Start with our Puritan forebears in Massachusetts, who between 1659 and 1681 made it illegal to celebrate Xtmas. (Lawbreakers were fined 5 shillings.) As the Puritans correctly argued, there was no historical or biblical reason to think that christ was born on Dec. 25. The date was chosen because of its proximity to the winter solstice, making Xmas a pagan holiday in christian garb.
But there was more. In Europe, Xmas was marked by drinking, dancing and card playing. In one ritual, peasants and workers would sing carols outside the homes of their lords and employers, demanding food and libation.
All of that was anathema to the Puritans, who sought to build a highly structured, hierarchical society. But they failed. By the early 1700s, Puritan agitator Cotton Mather was railing against "young people of both sexes" who held a "Frolick, revelling feast and Ball" on Xmas. And with the coming of the Revolution, well-to-do Americans worried about gangs of young Xmas celebrants who "howled and shouted as if possessed by the demon of disorder," as a Philadelphia newspaper warned.
Enter St. Nicholas, a.k.a. Santa Claus. Loosely adopted from a Dutch figure, Santa Claus was promoted by New York gentry in the early 1800s to domesticate Xmas. He brought the holiday from the streets into the home, where Americans were building smaller, more nurturing families.
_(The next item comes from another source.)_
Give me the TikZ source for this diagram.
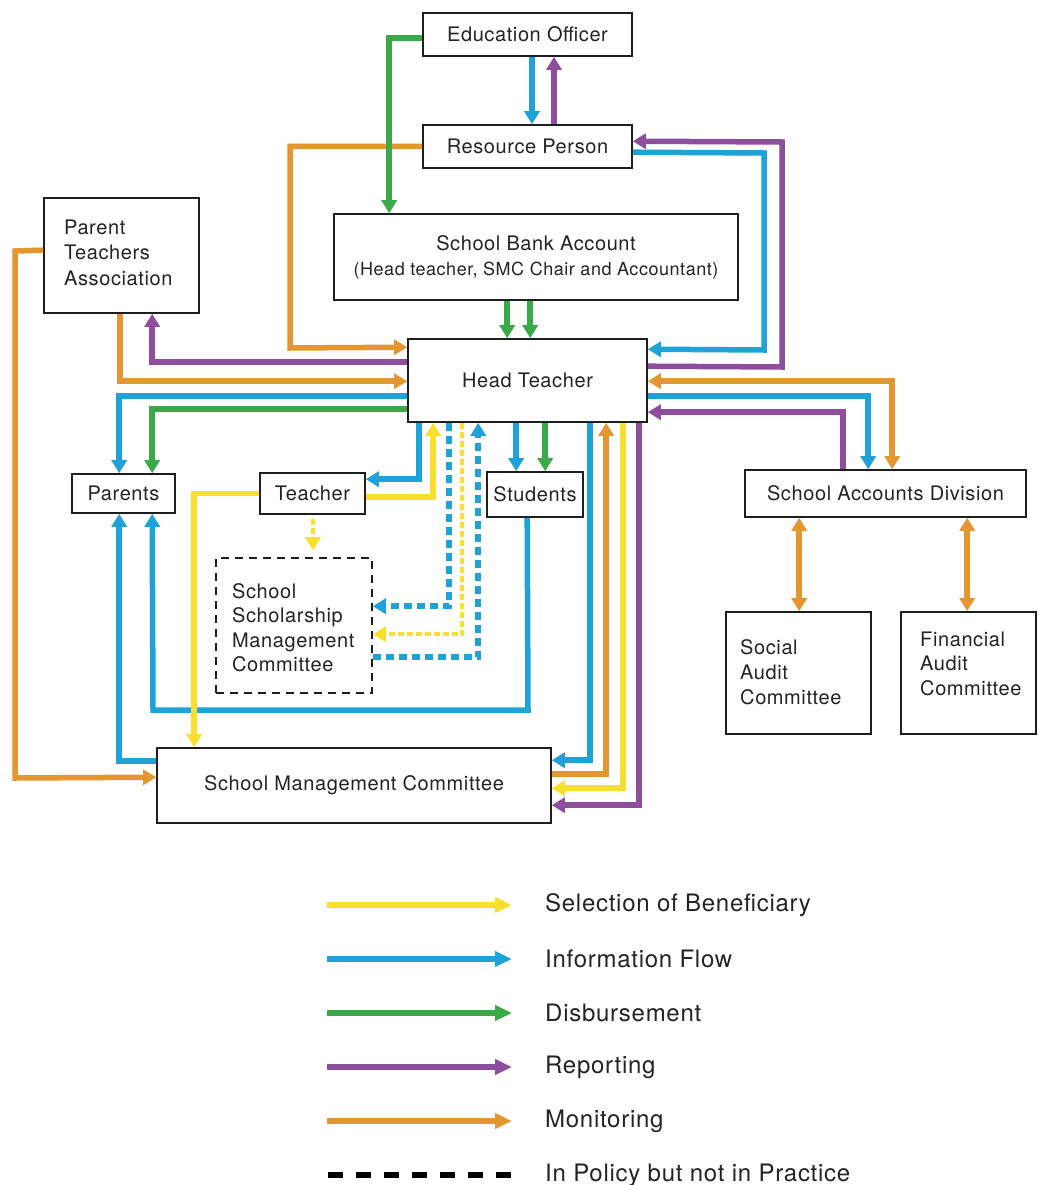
\documentclass[tikz,border=0pt]{standalone}
\usepackage{fontspec}
\setmainfont{TeX Gyre Heros}[LetterSpace=3]
\usetikzlibrary{arrows.meta,calc}
\definecolor{cY}{RGB}{249,224,45}
\definecolor{cB}{RGB}{30,162,215}
\definecolor{cG}{RGB}{58,170,72}
\definecolor{cP}{RGB}{142,78,158}
\definecolor{cO}{RGB}{228,150,48}
\definecolor{boxc}{RGB}{30,30,30}
\definecolor{txtc}{RGB}{35,35,35}
\newcommand{\bxfont}{\fontsize{20}{25}\selectfont}
\newcommand{\lgfont}{\fontsize{24}{28}\selectfont}
\tikzset{
  box/.style={draw=boxc, line width=1.6pt, inner sep=0pt, text=txtc, font=\bxfont, align=center},
  dbox/.style={box, dash pattern=on 8pt off 6pt},
  mtxt/.style={inner sep=0pt, text=txtc, font=\bxfont, align=left, anchor=north west},
  flow/.style={line width=5.5pt, -{Triangle[length=13pt,width=15pt]}},
  both/.style={line width=5.5pt, {Triangle[length=13pt,width=15pt]}-{Triangle[length=13pt,width=15pt]}},
  fY/.style={flow, draw=cY, color=cY},
  fB/.style={flow, draw=cB, color=cB},
  fG/.style={flow, draw=cG, color=cG},
  fP/.style={flow, draw=cP, color=cP},
  fO/.style={flow, draw=cO, color=cO},
  fO2/.style={both, draw=cO, color=cO},
  fBd/.style={fB, dash pattern=on 8pt off 5pt},
  fYd/.style={flow, draw=cY, color=cY, line width=3.5pt, dash pattern=on 6pt off 3pt},
  lgline/.style={line width=5.5pt, -{Triangle[length=17pt,width=15pt]}},
  lgtxt/.style={inner sep=0pt, text=txtc, font=\lgfont, anchor=west}
}
\begin{document}
\begin{tikzpicture}[x=1pt,y=-1pt]
\useasboundingbox (0,0) rectangle (1038,1185);
\fill[white] (0,0) rectangle (1038,1185);

% boxes
\node[box, minimum width=209pt, minimum height=43pt] (eo) at (527.5,34.5) {Education Officer};
\node[box, minimum width=209pt, minimum height=43pt] (rp) at (527.5,146.5) {Resource Person};
\node[box, minimum width=404pt, minimum height=86pt] (sba) at (536,257) {School Bank Account\\{\fontsize{18}{20}\selectfont (Head teacher, SMC Chair and Accountant)}};
\node[box, minimum width=155pt, minimum height=115pt] (pta) at (121.5,255.5) {};
\node[mtxt, font=\fontsize{20}{25.5}\selectfont] (ptat) at (64,219.5) {Parent\\Teachers\\Association};
\node[box, minimum width=239pt, minimum height=83pt] (ht) at (527.5,380.5) {Head Teacher};
\node[box, minimum width=103pt, minimum height=39pt] (par) at (123.5,493.5) {Parents};
\node[box, minimum width=105pt, minimum height=41pt] (tea) at (312.5,493.5) {Teacher};
\node[box, minimum width=96pt, minimum height=45pt] (stu) at (535,494.5) {Students};
\node[box, minimum width=281pt, minimum height=47pt] (sad) at (885.5,493.5) {School Accounts Division};
\node[dbox, minimum width=156pt, minimum height=135pt] (ssmc) at (294,625.5) {};
\node[mtxt, font=\fontsize{20}{24.2}\selectfont] (ssmct) at (232,583.5) {School\\Scholarship\\Management\\Committee};
\node[box, minimum width=145pt, minimum height=122pt] (soc) at (798.5,673) {};
\node[mtxt] (soct) at (740,639.5) {Social\\Audit\\Committee};
\node[box, minimum width=135pt, minimum height=122pt] (fin) at (968.5,673) {};
\node[mtxt, font=\fontsize{20}{24.5}\selectfont] (fint) at (920,631.5) {Financial\\Audit\\Committee};
\node[box, minimum width=394pt, minimum height=75pt] (smc) at (354,785.5) {School Management Committee};

% top connectors
\draw[fB] ($(eo.south)+(4.5,0)$) -- ($(rp.north)+(4.5,0)$);
\draw[fP] ($(rp.north)+(26.5,0)$) -- ($(eo.south)+(26.5,0)$);
\draw[fO] (rp.west) -- (290,146.5) -- (290,348) -- ($(ht.north west)+(0,9)$);
\draw[fG] ($(eo.west)+(0,3.5)$) -| ($(sba.north west)+(56,0)$);
\draw[fG] ($(sba.south west)+(174,0)$) -- ($(ht.north west)+(100,0)$);
\draw[fG] ($(sba.south west)+(197,0)$) -- ($(ht.north west)+(123,0)$);

% left side
\draw[fP] ($(ht.north west)+(0,24)$) -| ($(pta.south west)+(109,0)$);
\draw[fO] ($(pta.south west)+(77,0)$) |- ($(ht.north west)+(0,43)$);
\draw[fB] ($(ht.north west)+(0,58)$) -| ($(par.north west)+(48,0)$);
\draw[fG] ($(ht.north west)+(0,71)$) -| ($(par.north west)+(81,0)$);
\draw[fO] ($(pta.north west)+(0,53)$) -- (15,251) -- (15,778) -- ($(smc.north west)+(0,30)$);

% right side
\draw[fP] ($(ht.north east)+(0,28)$) -- (782,367) -- (782,142) -- ($(rp.north east)+(0,17)$);
\draw[fB] ($(rp.north east)+(0,28)$) -- (764,153) -- (764,350) -- ($(ht.north east)+(0,11)$);
\draw[fO2] ($(ht.north east)+(0,43)$) -| ($(sad.north west)+(148,0)$);
\draw[fB] ($(ht.north east)+(0,58)$) -| ($(sad.north west)+(124,0)$);
\draw[fP] ($(sad.north west)+(99,0)$) |- ($(ht.north east)+(0,74)$);
\draw[fO2] ($(sad.south west)+(55,0)$) -- ($(soc.north west)+(74,0)$);
\draw[fO2] ($(sad.south west)+(223,0)$) -- ($(fin.north west)+(67,0)$);

% below head teacher
\draw[fB] ($(ht.south west)+(12,0)$) |- ($(tea.north east)+(0,7)$);
\draw[fY] ($(tea.north east)+(0,25)$) -| ($(ht.south west)+(26,0)$);
\draw[fBd] ($(ht.south west)+(42,0)$) |- ($(ssmc.north east)+(0,49)$);
\draw[fYd] ($(ht.south west)+(55,0)$) |- ($(ssmc.north east)+(0,77)$);
\draw[fBd] ($(ssmc.north east)+(0,100)$) -| ($(ht.south west)+(71,0)$);
\draw[fB] ($(ht.south west)+(109,0)$) -- ($(stu.north west)+(30,0)$);
\draw[fG] ($(ht.south west)+(138,0)$) -- ($(stu.north west)+(59,0)$);
\draw[fB] ($(stu.south west)+(41,0)$) -- (528,710) -- (153,710) -- ($(par.south west)+(81,0)$);
\draw[fB] ($(smc.north west)+(0,14)$) -| ($(par.south west)+(48,0)$);
\draw[fY] (tea.west) -| ($(smc.north west)+(38,0)$);
\draw[fYd] ($(tea.south)+(0.5,4)$) -- ($(ssmc.north)+(19,-7)$);
\draw[fB] ($(ht.south west)+(183,0)$) |- ($(smc.north east)+(0,13)$);
\draw[fO] ($(smc.north east)+(0,27)$) -| ($(ht.south west)+(199,0)$);
\draw[fY] ($(ht.south west)+(216,0)$) |- ($(smc.north east)+(0,41)$);
\draw[fP] ($(ht.south west)+(232,0)$) |- ($(smc.north east)+(0,58)$);

% legend
\coordinate (l1a) at (327,905); \coordinate (l1b) at (512,905);
\coordinate (l2a) at (327,959); \coordinate (l2b) at (512,959);
\coordinate (l3a) at (327,1013); \coordinate (l3b) at (512,1013);
\coordinate (l4a) at (327,1067); \coordinate (l4b) at (512,1067);
\coordinate (l5a) at (327,1121); \coordinate (l5b) at (512,1121);
\coordinate (l6a) at (328,1175); \coordinate (l6b) at (512,1175);
\draw[lgline, draw=cY, color=cY] (l1a) -- (l1b);
\draw[lgline, draw=cB, color=cB] (l2a) -- (l2b);
\draw[lgline, draw=cG, color=cG] (l3a) -- (l3b);
\draw[lgline, draw=cP, color=cP] (l4a) -- (l4b);
\draw[lgline, draw=cO, color=cO] (l5a) -- (l5b);
\draw[line width=5.5pt, draw=black, dash pattern=on 15pt off 13pt] (l6a) -- (l6b);
\node[lgtxt] (t1) at (545,905) {Selection of Beneficiary};
\node[lgtxt] (t2) at (545,959) {Information Flow};
\node[lgtxt] (t3) at (545,1013) {Disbursement};
\node[lgtxt] (t4) at (545,1067) {Reporting};
\node[lgtxt] (t5) at (545,1121) {Monitoring};
\node[lgtxt] (t6) at (545,1175) {In Policy but not in Practice};
\end{tikzpicture}
\end{document}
And Santa also brought presents, of course, the mass-produced fruits of America's burgeoning industrial economy. But if a kid asked where all of this loot came from, the answer was simple: from Santa's workshop! He was a robber baron in reverse, giving away everything he built for the good of the whole. And he was the perfect stand-in for ambivalent American parents, who could shower the kids with gifts even as they recoiled at the commercialism of Xmas.
And my, what commerce! By 1867, Macy's stayed open until midnight on Xmas Eve. Two decades later, it provided next-day delivery of presents, to save harried shoppers time and energy. "As soon as the Thanksgiving turkey is eaten, the great question of buying Xtmas presents begins to take the terrifying shape it has come to assume in recent years," a New York paper complained in 1894. "The season of Xtmas needs to be dematerialized."
Yet Xmas became infinitely more commercial in the 20th century, of course, enlisting Thanksgiving in the task. Macy's and other stores devised Thanksgiving Day parades featuring Santa Claus, who morphed from a producer into an advertiser. And Congress moved Thanksgiving from the last Thursday of November to the fourth one, to guarantee at least four weeks of pre-Xmas shopping.
Fast-forward to our shopping season now, when more and more stores opened on Thanksgiving. They included Sears, Toys R Us and Gap, which all made the AFA's list of Xmas-friendly stores.
And why not? They're doing exactly what Xmas is supposed to do: Sell as many goods as possible. It doesn't really matter what the stores call the holiday, or what our current crop of culture warriors say about it.